Can Paul resuscitate the Republican fox? It feels improbable, not least because he has no foreign policy experience. Eisenhower led allied forces in Europe in the Second World War. Nixon had been US vice-president for eight years. Ditto for Bush senior, who had also been head of the Central Intelligence Agency and US envoy to China. These were foreign policy veterans. Reagan was a foreign policy naif. However, he had served two terms as governor of California, America’s largest state. Paul has been a senator for just four years.

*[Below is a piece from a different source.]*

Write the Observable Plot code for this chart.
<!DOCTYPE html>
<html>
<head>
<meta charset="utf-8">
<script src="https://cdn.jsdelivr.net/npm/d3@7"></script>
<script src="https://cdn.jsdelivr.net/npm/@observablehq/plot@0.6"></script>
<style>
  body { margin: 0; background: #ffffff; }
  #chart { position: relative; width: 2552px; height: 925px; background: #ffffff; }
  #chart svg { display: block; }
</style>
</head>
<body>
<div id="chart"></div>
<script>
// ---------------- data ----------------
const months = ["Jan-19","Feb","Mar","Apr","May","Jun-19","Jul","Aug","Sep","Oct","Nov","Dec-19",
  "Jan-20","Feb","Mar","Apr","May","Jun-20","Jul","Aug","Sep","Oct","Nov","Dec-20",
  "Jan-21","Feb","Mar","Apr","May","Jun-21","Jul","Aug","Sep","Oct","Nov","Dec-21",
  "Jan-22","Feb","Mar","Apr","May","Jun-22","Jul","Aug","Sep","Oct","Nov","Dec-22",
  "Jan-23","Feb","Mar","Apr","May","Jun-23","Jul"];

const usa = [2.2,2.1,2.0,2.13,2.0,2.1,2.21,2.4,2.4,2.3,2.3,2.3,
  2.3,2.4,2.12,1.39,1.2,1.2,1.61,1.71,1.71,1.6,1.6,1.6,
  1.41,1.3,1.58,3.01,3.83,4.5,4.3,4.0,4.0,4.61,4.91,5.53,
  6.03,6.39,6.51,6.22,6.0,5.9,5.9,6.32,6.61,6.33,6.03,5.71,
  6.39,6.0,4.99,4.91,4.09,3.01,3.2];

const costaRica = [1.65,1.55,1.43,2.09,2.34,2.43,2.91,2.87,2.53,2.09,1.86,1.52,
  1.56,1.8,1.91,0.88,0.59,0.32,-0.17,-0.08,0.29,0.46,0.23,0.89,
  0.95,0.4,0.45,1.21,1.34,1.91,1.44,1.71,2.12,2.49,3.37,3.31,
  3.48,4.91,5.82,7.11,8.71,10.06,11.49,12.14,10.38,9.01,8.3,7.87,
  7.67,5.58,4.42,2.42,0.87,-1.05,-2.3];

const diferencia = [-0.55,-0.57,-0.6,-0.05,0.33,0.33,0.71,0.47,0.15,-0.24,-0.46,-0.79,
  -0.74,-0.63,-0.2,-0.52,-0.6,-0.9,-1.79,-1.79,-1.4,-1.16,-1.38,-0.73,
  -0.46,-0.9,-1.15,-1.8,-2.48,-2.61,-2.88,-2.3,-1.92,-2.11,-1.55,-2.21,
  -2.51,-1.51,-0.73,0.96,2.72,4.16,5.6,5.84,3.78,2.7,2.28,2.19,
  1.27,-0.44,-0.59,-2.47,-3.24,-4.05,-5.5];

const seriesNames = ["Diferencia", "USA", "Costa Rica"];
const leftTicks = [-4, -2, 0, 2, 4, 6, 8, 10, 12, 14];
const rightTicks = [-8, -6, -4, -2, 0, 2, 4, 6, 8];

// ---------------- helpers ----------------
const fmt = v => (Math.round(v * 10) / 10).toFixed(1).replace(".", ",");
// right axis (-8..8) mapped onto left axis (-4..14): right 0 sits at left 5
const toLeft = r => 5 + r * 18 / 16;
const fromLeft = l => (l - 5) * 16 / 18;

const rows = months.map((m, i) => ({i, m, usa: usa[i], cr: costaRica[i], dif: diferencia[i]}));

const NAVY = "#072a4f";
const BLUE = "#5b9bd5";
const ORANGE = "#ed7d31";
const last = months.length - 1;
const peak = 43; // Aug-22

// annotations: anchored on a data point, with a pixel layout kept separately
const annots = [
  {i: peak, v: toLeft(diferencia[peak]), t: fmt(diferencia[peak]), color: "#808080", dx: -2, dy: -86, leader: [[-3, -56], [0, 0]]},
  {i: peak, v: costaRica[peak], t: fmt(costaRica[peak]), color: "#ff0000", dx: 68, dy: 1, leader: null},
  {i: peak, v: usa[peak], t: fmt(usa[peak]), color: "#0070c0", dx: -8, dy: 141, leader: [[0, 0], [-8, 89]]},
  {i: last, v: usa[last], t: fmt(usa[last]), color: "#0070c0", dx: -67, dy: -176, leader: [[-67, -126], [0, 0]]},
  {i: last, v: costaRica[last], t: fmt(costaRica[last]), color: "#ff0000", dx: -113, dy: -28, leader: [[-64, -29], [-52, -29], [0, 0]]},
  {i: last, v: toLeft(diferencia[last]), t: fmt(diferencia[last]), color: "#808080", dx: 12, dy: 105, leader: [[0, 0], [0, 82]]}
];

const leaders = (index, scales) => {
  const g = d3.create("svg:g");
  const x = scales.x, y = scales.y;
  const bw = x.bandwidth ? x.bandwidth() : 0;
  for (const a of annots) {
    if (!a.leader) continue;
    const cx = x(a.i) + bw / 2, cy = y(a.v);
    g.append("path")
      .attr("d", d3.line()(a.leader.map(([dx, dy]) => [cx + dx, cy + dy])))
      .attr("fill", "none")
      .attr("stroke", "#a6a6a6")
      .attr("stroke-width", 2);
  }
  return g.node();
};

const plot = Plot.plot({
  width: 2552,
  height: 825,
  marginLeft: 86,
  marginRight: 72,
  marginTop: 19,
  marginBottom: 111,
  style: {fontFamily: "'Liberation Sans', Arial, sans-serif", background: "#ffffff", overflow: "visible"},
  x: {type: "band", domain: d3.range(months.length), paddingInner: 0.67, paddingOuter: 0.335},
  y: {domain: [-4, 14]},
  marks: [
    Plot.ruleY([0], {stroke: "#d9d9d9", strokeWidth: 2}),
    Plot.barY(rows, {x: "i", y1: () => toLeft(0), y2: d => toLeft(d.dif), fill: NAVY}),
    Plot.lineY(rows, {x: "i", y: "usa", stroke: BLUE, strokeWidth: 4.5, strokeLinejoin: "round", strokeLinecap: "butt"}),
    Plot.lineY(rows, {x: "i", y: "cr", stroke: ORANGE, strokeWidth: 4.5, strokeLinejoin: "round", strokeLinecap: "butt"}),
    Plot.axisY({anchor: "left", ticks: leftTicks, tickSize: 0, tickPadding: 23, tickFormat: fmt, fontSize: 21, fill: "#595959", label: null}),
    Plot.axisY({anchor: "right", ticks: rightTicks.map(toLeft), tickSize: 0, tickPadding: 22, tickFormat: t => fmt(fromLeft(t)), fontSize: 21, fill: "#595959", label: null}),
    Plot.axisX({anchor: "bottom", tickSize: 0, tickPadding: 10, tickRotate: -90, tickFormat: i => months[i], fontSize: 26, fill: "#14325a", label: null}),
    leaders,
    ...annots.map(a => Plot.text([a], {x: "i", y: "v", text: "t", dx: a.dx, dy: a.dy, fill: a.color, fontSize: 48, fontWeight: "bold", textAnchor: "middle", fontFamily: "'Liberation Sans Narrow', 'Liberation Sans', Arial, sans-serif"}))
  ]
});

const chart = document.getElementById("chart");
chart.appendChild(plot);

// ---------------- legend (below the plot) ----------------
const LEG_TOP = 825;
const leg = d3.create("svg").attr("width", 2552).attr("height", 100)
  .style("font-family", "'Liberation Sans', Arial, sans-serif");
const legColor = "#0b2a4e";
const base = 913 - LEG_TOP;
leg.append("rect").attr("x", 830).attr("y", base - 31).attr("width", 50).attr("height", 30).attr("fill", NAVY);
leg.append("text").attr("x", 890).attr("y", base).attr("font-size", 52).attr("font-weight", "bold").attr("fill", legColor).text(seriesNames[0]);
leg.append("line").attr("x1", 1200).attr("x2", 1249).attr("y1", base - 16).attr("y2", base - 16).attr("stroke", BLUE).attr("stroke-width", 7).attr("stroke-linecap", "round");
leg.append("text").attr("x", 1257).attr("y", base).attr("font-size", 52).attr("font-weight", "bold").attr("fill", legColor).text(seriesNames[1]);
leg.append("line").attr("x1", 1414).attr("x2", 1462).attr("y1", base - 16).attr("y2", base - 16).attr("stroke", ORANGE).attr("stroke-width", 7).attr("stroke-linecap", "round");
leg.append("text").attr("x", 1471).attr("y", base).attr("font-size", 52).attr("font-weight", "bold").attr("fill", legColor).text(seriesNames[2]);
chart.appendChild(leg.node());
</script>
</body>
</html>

Yet, there is something about his dogged insistence on more suppleness and discretion in US relations with the world that shows he grasps the vast gap in the Republican market. Some might argue it is also a quality lacking among Democrats, Obama and Hillary Clinton included. While Jeb Bush, the former governor of Florida, continues to prevaricate about a White House run, the Republican field is wide open for Paul. His rivals still recycle the tired cliches of Hitler and Munich. Paul, meanwhile, is searching for a vocabulary to fit today’s challenges. While his star continues to rise, there is hope yet for the lost Republican tradition.